Google Android’s dominance of the smartphone space has been reinforced by a new IDC study that places its market-share at 68.3 percent, well ahead of iOS at 18.8 percent. But which version of Android is most preferred by users?
A new set of graphs on the Android Developers Website offers the answer to that question: “Gingerbread,” or Android versions 2.3 through 2.3.7, dominates with 50.8 percent of the Android pie. “Ice Cream Sandwich,” or versions 4.0.3 through 4.0.4, is second with 27.5 percent, with the latest “Jelly Bean” build at 6.7 percent.
“Éclair,” or Android version 2.1, runs on 2.7 percent of all Android smartphones; “Froyo,” or version 2.2, runs on 10.3 percent. Combine that with Gingerbread’s percentage, and it’s clear that a lot of Android users are running aged versions of the software on their devices. The data is based on Android devices accessing Google Play within a 14-day period ending December 3.

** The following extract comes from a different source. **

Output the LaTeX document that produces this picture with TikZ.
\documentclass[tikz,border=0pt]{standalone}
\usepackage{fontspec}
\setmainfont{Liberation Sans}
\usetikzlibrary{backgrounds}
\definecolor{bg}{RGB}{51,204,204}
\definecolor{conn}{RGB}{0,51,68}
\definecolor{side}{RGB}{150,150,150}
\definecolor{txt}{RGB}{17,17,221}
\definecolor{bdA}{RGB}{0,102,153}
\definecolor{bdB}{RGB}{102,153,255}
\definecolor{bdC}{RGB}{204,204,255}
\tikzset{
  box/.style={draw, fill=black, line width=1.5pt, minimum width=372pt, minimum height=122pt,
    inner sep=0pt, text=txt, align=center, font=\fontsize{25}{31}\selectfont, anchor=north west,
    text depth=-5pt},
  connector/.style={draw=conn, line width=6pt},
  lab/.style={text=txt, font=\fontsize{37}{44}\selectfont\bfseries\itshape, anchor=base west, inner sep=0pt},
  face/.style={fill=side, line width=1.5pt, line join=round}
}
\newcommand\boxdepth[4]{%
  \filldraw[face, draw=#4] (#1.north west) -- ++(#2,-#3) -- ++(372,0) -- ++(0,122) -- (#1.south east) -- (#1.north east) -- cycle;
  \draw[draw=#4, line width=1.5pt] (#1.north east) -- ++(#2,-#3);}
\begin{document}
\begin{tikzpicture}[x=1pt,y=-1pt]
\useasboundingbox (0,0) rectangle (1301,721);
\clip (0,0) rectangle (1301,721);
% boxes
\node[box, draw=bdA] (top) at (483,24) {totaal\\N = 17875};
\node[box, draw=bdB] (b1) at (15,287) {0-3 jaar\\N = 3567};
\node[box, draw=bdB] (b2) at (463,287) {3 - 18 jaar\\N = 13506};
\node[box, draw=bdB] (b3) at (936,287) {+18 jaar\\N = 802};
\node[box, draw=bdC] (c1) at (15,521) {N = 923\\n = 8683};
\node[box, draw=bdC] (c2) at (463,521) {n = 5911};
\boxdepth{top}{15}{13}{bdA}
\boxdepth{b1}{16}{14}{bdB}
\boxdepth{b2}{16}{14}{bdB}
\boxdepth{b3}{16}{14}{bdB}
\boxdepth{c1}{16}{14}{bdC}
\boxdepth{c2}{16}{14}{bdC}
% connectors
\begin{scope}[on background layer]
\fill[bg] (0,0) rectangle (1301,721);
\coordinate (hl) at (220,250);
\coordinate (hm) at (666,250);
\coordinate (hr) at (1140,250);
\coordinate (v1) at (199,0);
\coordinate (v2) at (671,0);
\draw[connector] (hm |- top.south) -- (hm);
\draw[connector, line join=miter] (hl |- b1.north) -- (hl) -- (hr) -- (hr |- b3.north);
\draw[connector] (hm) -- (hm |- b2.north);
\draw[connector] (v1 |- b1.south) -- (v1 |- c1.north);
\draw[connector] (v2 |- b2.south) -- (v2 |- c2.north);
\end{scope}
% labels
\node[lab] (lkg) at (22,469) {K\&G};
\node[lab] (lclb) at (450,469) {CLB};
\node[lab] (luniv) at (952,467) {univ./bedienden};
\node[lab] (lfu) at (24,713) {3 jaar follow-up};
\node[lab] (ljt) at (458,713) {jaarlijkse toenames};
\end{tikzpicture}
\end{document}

“Underpinning the worldwide smartphone market is a constantly shifting mobile operating system landscape,” Ramon Llamas, research manager with IDC’s Mobile Phone team, wrote in a statement attached to IDC’s data. “Android is expected to stay in front, but we also expect it to be the biggest target for competing operating systems to grab market share.”

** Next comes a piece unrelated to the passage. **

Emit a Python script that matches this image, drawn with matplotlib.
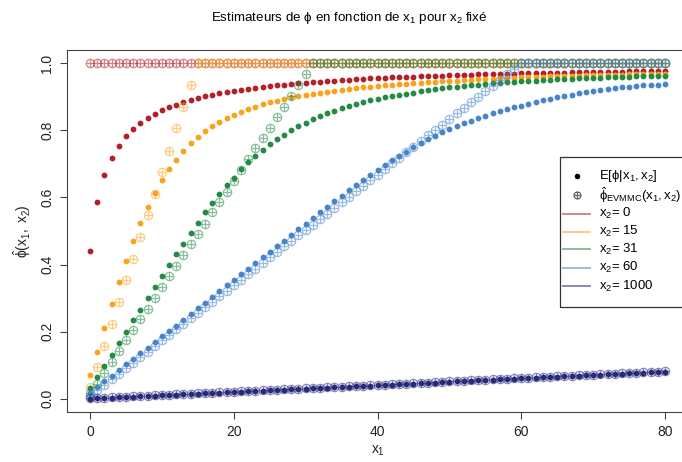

The firm expects Microsoft’s Windows Phone and Research In Motion’s BlackBerry 10 to make significant plays for at least a portion of Android’s overall market share. It also believes that iOS will continue as a strong competitor throughout the forecast period, which extends through 2016.
“The popularity of the iPhone across multiple markets will drive steady replacements and additional carrier partners will help Apple grow iOS volume,” read IDC’s note. “However, the high price point of the iPhone relative to other smartphones will make it cost prohibitive for some users within many emerging markets.”

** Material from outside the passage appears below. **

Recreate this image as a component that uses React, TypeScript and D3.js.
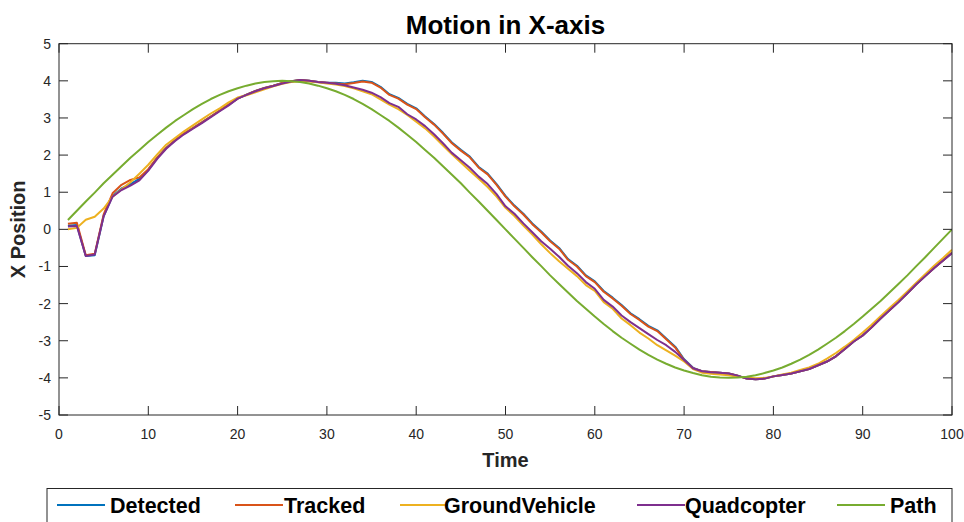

Android smartphones, built by many vendors and targeted at a wide range of prices and markets, don’t have that problem. However, Android does face one significant issue in the months and years ahead: fragmentation. As demonstrated by that graph on the Android Developers Website, there are a lot of devices running a lot of different versions of Android out there in the ecosystem, all with different capabilities and bugs.
In turn, that could make it difficult for Google to deliver “the latest and greatest” to any customer that wants it, and potentially irritates those customers who buy a smartphone (particularly a high-end one) expecting regular upgrades.